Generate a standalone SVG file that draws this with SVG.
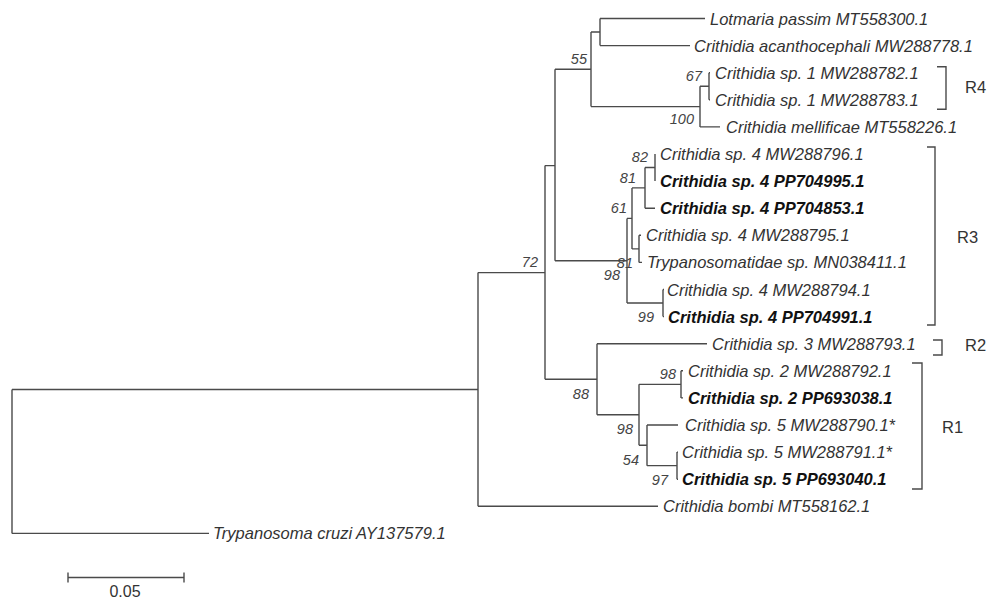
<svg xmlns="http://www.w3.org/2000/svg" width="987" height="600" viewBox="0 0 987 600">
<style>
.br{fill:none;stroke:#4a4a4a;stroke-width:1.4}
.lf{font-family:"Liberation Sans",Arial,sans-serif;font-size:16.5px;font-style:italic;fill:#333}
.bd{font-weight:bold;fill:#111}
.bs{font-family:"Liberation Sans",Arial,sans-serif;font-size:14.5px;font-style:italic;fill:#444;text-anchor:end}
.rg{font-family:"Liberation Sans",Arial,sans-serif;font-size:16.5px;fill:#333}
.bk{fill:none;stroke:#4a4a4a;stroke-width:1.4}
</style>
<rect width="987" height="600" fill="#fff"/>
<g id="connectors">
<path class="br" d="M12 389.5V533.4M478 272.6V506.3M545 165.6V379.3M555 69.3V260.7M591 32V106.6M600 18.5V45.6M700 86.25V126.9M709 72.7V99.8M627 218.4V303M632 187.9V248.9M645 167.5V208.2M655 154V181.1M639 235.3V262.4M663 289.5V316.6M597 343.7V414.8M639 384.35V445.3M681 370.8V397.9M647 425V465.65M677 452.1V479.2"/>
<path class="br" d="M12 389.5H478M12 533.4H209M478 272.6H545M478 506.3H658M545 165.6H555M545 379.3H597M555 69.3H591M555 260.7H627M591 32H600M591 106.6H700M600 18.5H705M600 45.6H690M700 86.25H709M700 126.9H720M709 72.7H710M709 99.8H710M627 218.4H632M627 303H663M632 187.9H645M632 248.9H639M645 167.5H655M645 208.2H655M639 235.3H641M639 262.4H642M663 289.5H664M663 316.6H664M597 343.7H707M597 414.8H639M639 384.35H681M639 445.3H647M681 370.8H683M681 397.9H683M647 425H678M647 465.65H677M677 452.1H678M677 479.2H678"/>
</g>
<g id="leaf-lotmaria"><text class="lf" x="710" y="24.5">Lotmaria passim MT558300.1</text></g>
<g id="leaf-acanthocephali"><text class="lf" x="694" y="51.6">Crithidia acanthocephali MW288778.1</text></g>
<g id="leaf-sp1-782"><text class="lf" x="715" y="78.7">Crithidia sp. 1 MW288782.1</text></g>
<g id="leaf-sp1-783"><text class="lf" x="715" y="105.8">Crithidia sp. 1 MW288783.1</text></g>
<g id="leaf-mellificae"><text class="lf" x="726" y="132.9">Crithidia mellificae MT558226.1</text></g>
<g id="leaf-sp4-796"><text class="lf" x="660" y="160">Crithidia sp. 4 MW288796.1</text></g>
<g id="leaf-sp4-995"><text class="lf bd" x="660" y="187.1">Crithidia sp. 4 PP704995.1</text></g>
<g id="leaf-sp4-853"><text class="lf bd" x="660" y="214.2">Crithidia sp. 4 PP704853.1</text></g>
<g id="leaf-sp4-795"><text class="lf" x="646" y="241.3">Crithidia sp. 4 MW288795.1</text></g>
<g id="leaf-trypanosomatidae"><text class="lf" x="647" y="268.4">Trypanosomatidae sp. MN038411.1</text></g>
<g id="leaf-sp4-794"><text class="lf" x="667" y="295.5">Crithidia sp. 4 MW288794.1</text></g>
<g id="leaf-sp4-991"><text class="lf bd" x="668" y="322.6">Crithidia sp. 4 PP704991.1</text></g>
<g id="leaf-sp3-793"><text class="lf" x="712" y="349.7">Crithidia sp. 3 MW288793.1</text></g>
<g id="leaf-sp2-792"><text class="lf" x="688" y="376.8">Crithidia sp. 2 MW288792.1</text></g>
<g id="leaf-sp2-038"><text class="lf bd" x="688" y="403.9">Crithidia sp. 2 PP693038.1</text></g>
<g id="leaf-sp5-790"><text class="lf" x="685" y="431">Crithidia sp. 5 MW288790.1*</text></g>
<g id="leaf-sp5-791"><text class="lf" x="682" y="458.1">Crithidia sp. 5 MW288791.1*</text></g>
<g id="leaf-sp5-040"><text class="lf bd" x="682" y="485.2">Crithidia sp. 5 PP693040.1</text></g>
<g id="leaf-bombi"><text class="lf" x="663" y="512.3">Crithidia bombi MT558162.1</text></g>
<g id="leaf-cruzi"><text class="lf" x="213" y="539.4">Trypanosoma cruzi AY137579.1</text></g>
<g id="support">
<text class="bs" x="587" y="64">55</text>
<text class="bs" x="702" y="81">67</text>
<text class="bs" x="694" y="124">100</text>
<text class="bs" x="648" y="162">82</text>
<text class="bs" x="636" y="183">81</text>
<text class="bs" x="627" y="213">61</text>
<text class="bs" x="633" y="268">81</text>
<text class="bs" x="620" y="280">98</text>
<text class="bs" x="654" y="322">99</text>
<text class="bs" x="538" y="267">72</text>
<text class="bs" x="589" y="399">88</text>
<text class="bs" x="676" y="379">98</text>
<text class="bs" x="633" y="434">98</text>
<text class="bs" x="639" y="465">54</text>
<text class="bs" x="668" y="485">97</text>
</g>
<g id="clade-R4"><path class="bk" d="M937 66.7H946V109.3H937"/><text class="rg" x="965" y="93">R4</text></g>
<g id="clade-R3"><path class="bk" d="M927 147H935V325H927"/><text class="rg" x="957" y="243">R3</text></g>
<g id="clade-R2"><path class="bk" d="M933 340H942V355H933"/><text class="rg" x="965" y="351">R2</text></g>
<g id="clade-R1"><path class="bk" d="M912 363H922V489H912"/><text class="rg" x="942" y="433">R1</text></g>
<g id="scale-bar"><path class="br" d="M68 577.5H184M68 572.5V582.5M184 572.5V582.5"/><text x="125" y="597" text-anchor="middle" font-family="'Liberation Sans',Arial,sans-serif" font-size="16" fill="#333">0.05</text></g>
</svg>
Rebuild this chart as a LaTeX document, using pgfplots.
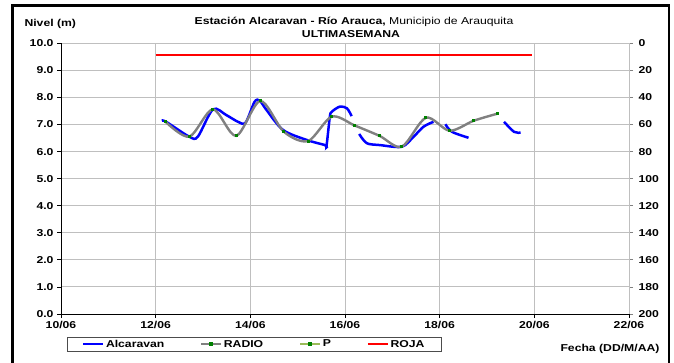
********************
DIRECTION -
The required answer is a single number: the count of lines in the entries that hold the string "this".

WRITTEN REPLY -
2